But their call for new measures reinforces the view that Europe's strategy in getting Athens out of its debt hole is not working as hoped and that an alternative approach is needed.

"Greece has missed the bus, yet again," said Vangelis Agapitos, an independent economist in Athens. The "troika is fulfilling its obligations and Greece, for one more time, is missing its targets on privatizations, on cutting the deficit, on doing the steps necessary to bring the economy into a competitive and efficient mode."

Greece has been dependent since May last year on a euro110 billion ($150 billion) bailout package from other eurozone countries and the IMF. Without the next euro8 billion loan installment, the country has said it would run out of funds to pay salaries and pensions in mid-November.

To qualify for the funds, the government has pledged reforms aiming to slash its deficit and overhaul the economy. But it has frequently missed its targets, forcing it to pile on ever more austerity measures such as increased taxes and cuts to public sector salaries and pensions.

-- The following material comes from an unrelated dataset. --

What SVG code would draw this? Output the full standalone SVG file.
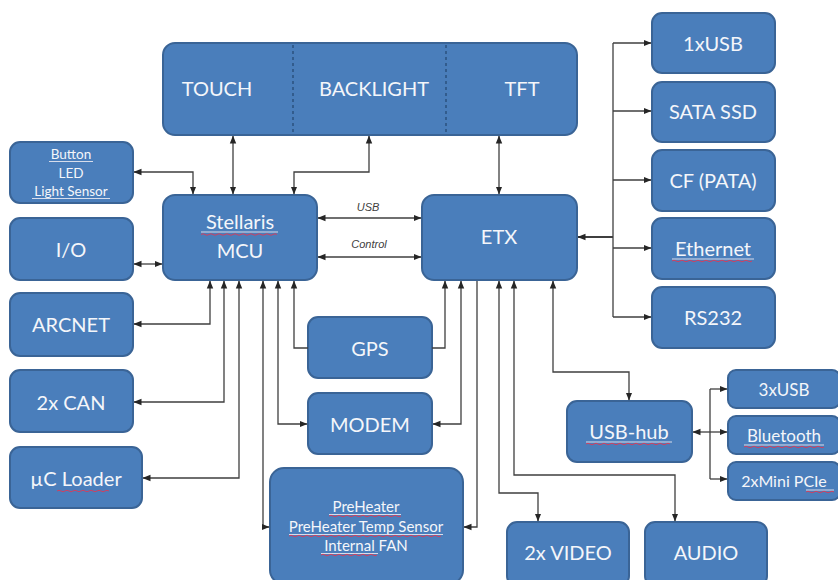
<svg xmlns="http://www.w3.org/2000/svg" width="838" height="580" viewBox="0 0 838 580">
<defs>
<marker id="ah" viewBox="0 0 8 8" refX="7.5" refY="4" markerWidth="8" markerHeight="8" markerUnits="userSpaceOnUse" orient="auto-start-reverse">
<path d="M0,0.8 L8,4 L0,7.2 z" fill="#262626"/>
</marker>
</defs>
<style>
.box{fill:#4a7ebb;stroke:#3a6496;stroke-width:2}
.t{font-family:Lato,"Liberation Sans",sans-serif;fill:#f4f6fa;text-anchor:middle}
.big{font-size:20px}
.mid{font-size:17px}
.sm{font-size:13.5px}
.lbl{font-family:"Liberation Sans",Arial,sans-serif;font-size:11px;font-style:italic;fill:#404040;text-anchor:middle}
.c{fill:none;stroke:#3f3f3f;stroke-width:1.3}
.b{marker-start:url(#ah);marker-end:url(#ah)}
.e{marker-end:url(#ah)}
.ul{stroke:#e8e8f0;stroke-width:0.9;fill:none}
.sq{stroke:#d04060;stroke-width:1;fill:none}
.dash{stroke:#24466f;stroke-width:1.2;stroke-dasharray:3,3}
</style>
<rect width="838" height="580" fill="#ffffff"/>

<g id="display">
<rect class="box" x="163" y="43" width="414" height="92" rx="12"/>
<line class="dash" x1="293" y1="45" x2="293" y2="133"/>
<line class="dash" x1="446" y1="45" x2="446" y2="133"/>
<text class="t big" x="217" y="96">TOUCH</text>
<text class="t big" x="374" y="96">BACKLIGHT</text>
<text class="t big" x="522" y="96">TFT</text>
</g>

<g id="button">
<rect class="box" x="10" y="142" width="123" height="61" rx="10"/>
<text class="t sm" x="71" y="159">Button</text>
<text class="t sm" x="71" y="178">LED</text>
<text class="t sm" x="71" y="196">Light Sensor</text>
<line class="ul" x1="49" y1="161.5" x2="93" y2="161.5"/>
<line class="ul" x1="32" y1="198.5" x2="110" y2="198.5"/>
</g>

<g id="io">
<rect class="box" x="10" y="218" width="123" height="62" rx="10"/>
<text class="t big" x="71" y="257">I/O</text>
</g>

<g id="arcnet">
<rect class="box" x="10" y="293" width="123" height="63" rx="10"/>
<text class="t big" x="71" y="332">ARCNET</text>
</g>

<g id="can">
<rect class="box" x="10" y="370" width="123" height="62" rx="10"/>
<text class="t big" x="71" y="410">2x CAN</text>
</g>

<g id="loader">
<rect class="box" x="10" y="447" width="132" height="61" rx="10"/>
<text class="t big" x="76" y="486">µC Loader</text>
<path class="sq" d="M57,491 q2,-1.5 4,0 t4,0 t4,0 t4,0 t4,0 t4,0 t4,0 t4,0 t4,0 t4,0 t4,0 t4,0 t4,0"/>
</g>

<g id="mcu">
<rect class="box" x="163" y="195" width="154" height="85" rx="12"/>
<text class="t big" x="240" y="229">Stellaris</text>
<text class="t big" x="240" y="258">MCU</text>
<line class="ul" x1="201" y1="232" x2="278" y2="232"/>
<path class="sq" d="M201,234.5 q2,-1.5 4,0 t4,0 t4,0 t4,0 t4,0 t4,0 t4,0 t4,0 t4,0 t4,0 t4,0 t4,0 t4,0 t4,0 t4,0 t4,0 t4,0 t4,0 t4,0"/>
</g>

<g id="etx">
<rect class="box" x="422" y="195" width="155" height="85" rx="12"/>
<text class="t big" x="499" y="244">ETX</text>
</g>

<g id="gps">
<rect class="box" x="308" y="317" width="124" height="61" rx="10"/>
<text class="t big" x="370" y="356">GPS</text>
</g>

<g id="modem">
<rect class="box" x="308" y="393" width="124" height="61" rx="10"/>
<text class="t big" x="370" y="432">MODEM</text>
</g>

<g id="preheater">
<rect class="box" x="270" y="468" width="193" height="116" rx="14"/>
<text class="t" style="font-size:15px" x="366" y="512">PreHeater</text>
<text class="t" style="font-size:15px" x="366" y="532">PreHeater Temp Sensor</text>
<text class="t" style="font-size:15px" x="366" y="551">Internal FAN</text>
<line class="ul" x1="329" y1="514.5" x2="401" y2="514.5"/>
<line class="ul" x1="289" y1="534.5" x2="443" y2="534.5"/>
<line class="ul" x1="321" y1="553.5" x2="378" y2="553.5"/>
<path class="sq" d="M329,516 q2,-1.5 4,0 t4,0 t4,0 t4,0 t4,0 t4,0 t4,0 t4,0 t4,0 t4,0 t4,0 t4,0 t4,0 t4,0 t4,0 t4,0 t4,0 t4,0"/>
<path class="sq" d="M289,536 q2,-1.5 4,0 t4,0 t4,0 t4,0 t4,0 t4,0 t4,0 t4,0 t4,0 t4,0 t4,0 t4,0 t4,0 t4,0 t4,0 t4,0 t4,0 t4,0 t4,0 t4,0 t4,0 t4,0 t4,0 t4,0 t4,0 t4,0 t4,0 t4,0 t4,0 t4,0 t4,0 t4,0 t4,0 t4,0 t4,0 t4,0 t4,0 t4,0"/>
<path class="sq" d="M321,555 q2,-1.5 4,0 t4,0 t4,0 t4,0 t4,0 t4,0 t4,0 t4,0 t4,0 t4,0 t4,0 t4,0 t4,0 t4,0"/>
</g>

<g id="usb1">
<rect class="box" x="652" y="13" width="123" height="60" rx="10"/>
<text class="t big" x="713" y="51">1xUSB</text>
</g>

<g id="sata">
<rect class="box" x="652" y="82" width="123" height="60" rx="10"/>
<text class="t big" x="713" y="119">SATA SSD</text>
</g>

<g id="cf">
<rect class="box" x="652" y="150" width="123" height="61" rx="10"/>
<text class="t big" x="713" y="188">CF (PATA)</text>
</g>

<g id="ethernet">
<rect class="box" x="652" y="218" width="123" height="61" rx="10"/>
<text class="t big" x="713" y="256">Ethernet</text>
<line class="ul" x1="672" y1="259" x2="754" y2="259"/>
<path class="sq" d="M672,261 q2,-1.5 4,0 t4,0 t4,0 t4,0 t4,0 t4,0 t4,0 t4,0 t4,0 t4,0 t4,0 t4,0 t4,0 t4,0 t4,0 t4,0 t4,0 t4,0 t4,0 t4,0"/>
</g>

<g id="rs232">
<rect class="box" x="652" y="287" width="123" height="61" rx="10"/>
<text class="t big" x="713" y="325">RS232</text>
</g>

<g id="usbhub">
<rect class="box" x="567" y="401" width="125" height="61" rx="10"/>
<text class="t big" x="629" y="439">USB-hub</text>
<line class="ul" x1="586" y1="442" x2="672" y2="442"/>
<path class="sq" d="M586,444 q2,-1.5 4,0 t4,0 t4,0 t4,0 t4,0 t4,0 t4,0 t4,0 t4,0 t4,0 t4,0 t4,0 t4,0 t4,0 t4,0 t4,0 t4,0 t4,0 t4,0 t4,0 t4,0"/>
</g>

<g id="usb3">
<rect class="box" x="728" y="370" width="112" height="38" rx="8"/>
<text class="t mid" x="784" y="396">3xUSB</text>
</g>

<g id="bluetooth">
<rect class="box" x="728" y="416" width="112" height="38" rx="8"/>
<text class="t mid" x="784" y="442">Bluetooth</text>
<line class="ul" x1="744" y1="445" x2="824" y2="445"/>
<path class="sq" d="M744,447 q2,-1.5 4,0 t4,0 t4,0 t4,0 t4,0 t4,0 t4,0 t4,0 t4,0 t4,0 t4,0 t4,0 t4,0 t4,0 t4,0 t4,0 t4,0 t4,0 t4,0 t4,0"/>
</g>

<g id="pcie">
<rect class="box" x="728" y="462" width="112" height="38" rx="8"/>
<text class="t" style="font-size:16px" x="784" y="487">2xMini PCIe</text>
<line class="ul" x1="806" y1="490" x2="834" y2="490"/>
<path class="sq" d="M806,492 q2,-1.5 4,0 t4,0 t4,0 t4,0 t4,0 t4,0 t4,0"/>
</g>

<g id="video">
<rect class="box" x="507" y="522" width="122" height="64" rx="10"/>
<text class="t big" x="568" y="560">2x VIDEO</text>
</g>

<g id="audio">
<rect class="box" x="645" y="522" width="122" height="64" rx="10"/>
<text class="t big" x="706" y="560">AUDIO</text>
</g>

<g id="connectors">
<path class="c b" d="M233,136 L233,194"/>
<path class="c b" d="M369,136 L369,172 L294,172 L294,194"/>
<path class="c b" d="M134,172 L193,172 L193,194"/>
<path class="c b" d="M499,136 L499,194"/>
<path class="c b" d="M134,264 L162,264"/>
<path class="c b" d="M318,218 L421,218"/>
<path class="c b" d="M318,257 L421,257"/>
<text class="lbl" x="368" y="211">USB</text>
<text class="lbl" x="369" y="248">Control</text>
<path class="c e" style="stroke-width:2.2" d="M613,237 L578,237"/>
<path class="c" d="M613,43 L613,317"/>
<path class="c e" d="M613,43 L651,43"/>
<path class="c e" d="M613,111 L651,111"/>
<path class="c e" d="M613,180 L651,180"/>
<path class="c e" d="M613,248 L651,248"/>
<path class="c e" d="M613,317 L651,317"/>
<path class="c b" d="M210,281 L210,324 L134,324"/>
<path class="c b" d="M224,281 L224,402 L134,402"/>
<path class="c b" d="M239,281 L239,478 L143,478"/>
<path class="c b" d="M263,281 L263,527 L269,527"/>
<path class="c b" d="M278,281 L278,424 L307,424"/>
<path class="c e" d="M308,348 L294,348 L294,281"/>
<path class="c e" d="M432,348 L445,348 L445,281"/>
<path class="c b" d="M461,281 L461,424 L433,424"/>
<path class="c e" d="M477,281 L477,527 L464,527"/>
<path class="c b" d="M499,281 L499,493 L538,493 L538,521"/>
<path class="c b" d="M514,281 L514,475 L675,475 L675,521"/>
<path class="c b" d="M553,281 L553,372 L629,372 L629,400"/>
<path class="c e" d="M710,432 L693,432"/>
<path class="c" d="M710,389 L710,479"/>
<path class="c e" d="M710,389 L727,389"/>
<path class="c e" d="M710,432 L727,432"/>
<path class="c e" d="M710,479 L727,479"/>
</g>
</svg>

That has led to frequent strikes and protests -- on Tuesday, protesters took over several state buildings, including the Interior Ministry and the country's General Accounting Office. A strike by municipal workers has left piles of garbage on Athens' streets, while motorists formed long lines at gas stations after workers at a main refinery went on strike.

Outside parliament, as lawmakers began debating legislation for the latest austerity reforms, hundreds of local government workers blocked traffic at the main entrance, blowing whistles and chanting anti-government slogans.

"We believe that voting this bill bolster the country ... We have 10 days in front of us for the bill to be passed," Venizelos said during a financial committee meeting in the legislature.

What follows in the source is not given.